The lines to extract run from the first line of the material below to the line containing "var titleText = 'ADAP", both included; leave the pictures behind.

** begin DATA SEGMENT **

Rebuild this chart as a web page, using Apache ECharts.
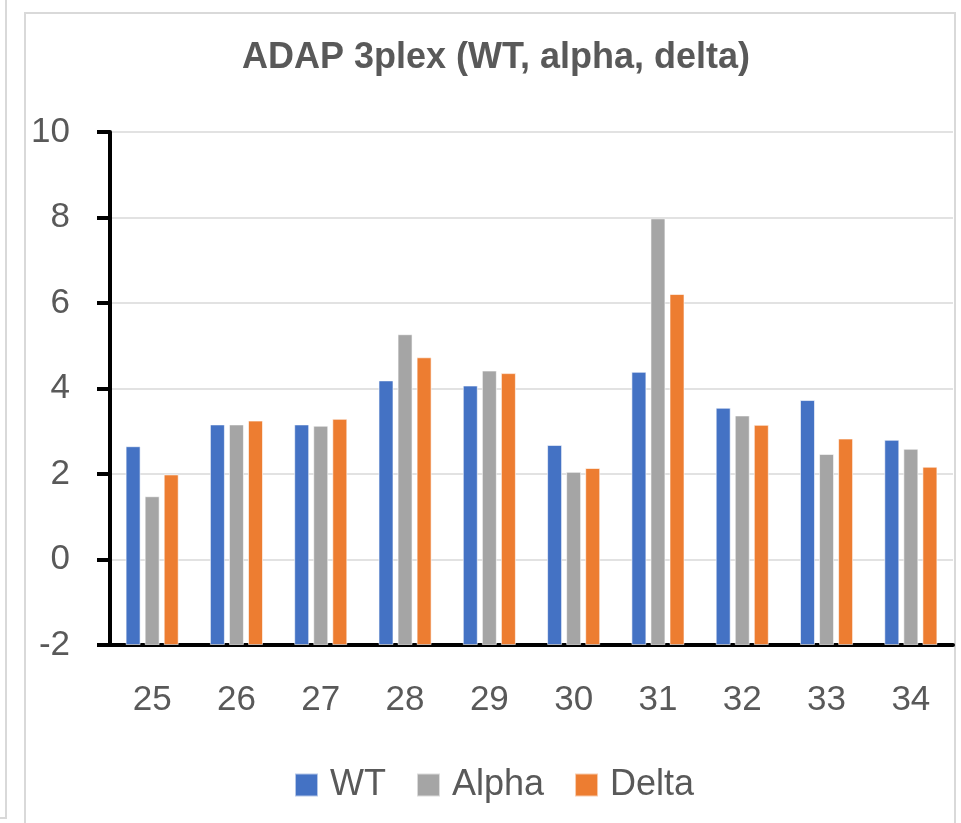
<!DOCTYPE html>
<html>
<head>
<meta charset="utf-8">
<script src="https://cdn.jsdelivr.net/npm/echarts@6/dist/echarts.min.js"></script>
<style>
html,body{margin:0;padding:0;background:#fff;}
#c{width:961px;height:823px;}
</style>
</head>
<body>
<div id="c"></div>
<script>
var categories = ['25','26','27','28','29','30','31','32','33','34'];
var wt    = [2.65, 3.16, 3.16, 4.19, 4.07, 2.68, 4.39, 3.55, 3.73, 2.80];
var alpha = [1.48, 3.16, 3.13, 5.27, 4.42, 2.05, 7.98, 3.37, 2.47, 2.59];
var delta = [1.99, 3.25, 3.29, 4.73, 4.36, 2.14, 6.21, 3.15, 2.83, 2.17];
var seriesNames = ['WT', 'Alpha', 'Delta'];
var colors = ['#4472C4', '#A5A5A5', '#ED7D31'];
var titleText = 'ADAP 3plex (WT, alpha, delta)';

var font = 'Liberation Sans, Arial, sans-serif';
var chart = echarts.init(document.getElementById('c'), null, {renderer: 'canvas'});

function barSeries(name, data, color) {
  return {
    name: name,
    type: 'bar',
    data: data,
    barGap: '27%',
    barCategoryGap: '37%',
    itemStyle: {color: color, borderColor: 'rgba(255,255,255,0.6)', borderWidth: 1},
    emphasis: {disabled: true}
  };
}

chart.setOption({
  animation: false,
  backgroundColor: '#ffffff',
  color: colors,
  title: {
    text: titleText,
    left: 491,
    textAlign: 'center',
    top: 35,
    textStyle: {fontFamily: font, fontSize: 36, fontWeight: 'bold', color: '#595959'}
  },
  legend: {
    data: seriesNames,
    left: 289,
    top: 762,
    itemWidth: 23,
    itemHeight: 23,
    itemGap: 30,
    icon: 'rect',
    textStyle: {fontFamily: font, fontSize: 36, color: '#595959', padding: [0, 0, 0, 7]}
  },
  grid: {left: 110, right: 8, top: 132, bottom: 178, containLabel: false},
  xAxis: {
    type: 'category',
    data: categories,
    axisLine: {onZero: false, lineStyle: {color: '#000', width: 4}},
    axisTick: {show: false},
    axisLabel: {fontFamily: font, fontSize: 35, color: '#595959', margin: 38}
  },
  yAxis: {
    type: 'value',
    min: -2,
    max: 10,
    interval: 2,
    startValue: -2,
    axisLine: {show: true, lineStyle: {color: '#000', width: 4}},
    axisTick: {show: true, inside: false, length: 13, lineStyle: {color: '#000', width: 4}},
    axisLabel: {fontFamily: font, fontSize: 35, color: '#595959', margin: 40},
    splitLine: {show: true, lineStyle: {color: '#D9D9D9', width: 1.5}}
  },
  series: [
    barSeries(seriesNames[0], wt, colors[0]),
    barSeries(seriesNames[1], alpha, colors[1]),
    barSeries(seriesNames[2], delta, colors[2])
  ],
  graphic: [
    {type: 'rect', silent: true, z: -10, shape: {x: 25, y: 13, width: 930, height: 830},
     style: {fill: 'none', stroke: '#D9D9D9', lineWidth: 2}},
    {type: 'polyline', silent: true, z: -10, shape: {points: [[6, 0], [6, 818], [0, 818]]},
     style: {fill: 'none', stroke: '#D9D9D9', lineWidth: 2}}
  ]
});
</script>
</body>
</html>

** end DATA SEGMENT **

- **IN RESPONSE**:
Rebuild this chart as a web page, using Apache ECharts.
<!DOCTYPE html>
<html>
<head>
<meta charset="utf-8">
<script src="https://cdn.jsdelivr.net/npm/echarts@6/dist/echarts.min.js"></script>
<style>
html,body{margin:0;padding:0;background:#fff;}
#c{width:961px;height:823px;}
</style>
</head>
<body>
<div id="c"></div>
<script>
var categories = ['25','26','27','28','29','30','31','32','33','34'];
var wt    = [2.65, 3.16, 3.16, 4.19, 4.07, 2.68, 4.39, 3.55, 3.73, 2.80];
var alpha = [1.48, 3.16, 3.13, 5.27, 4.42, 2.05, 7.98, 3.37, 2.47, 2.59];
var delta = [1.99, 3.25, 3.29, 4.73, 4.36, 2.14, 6.21, 3.15, 2.83, 2.17];
var seriesNames = ['WT', 'Alpha', 'Delta'];
var colors = ['#4472C4', '#A5A5A5', '#ED7D31'];
var titleText = 'ADAP 3plex (WT, alpha, delta)';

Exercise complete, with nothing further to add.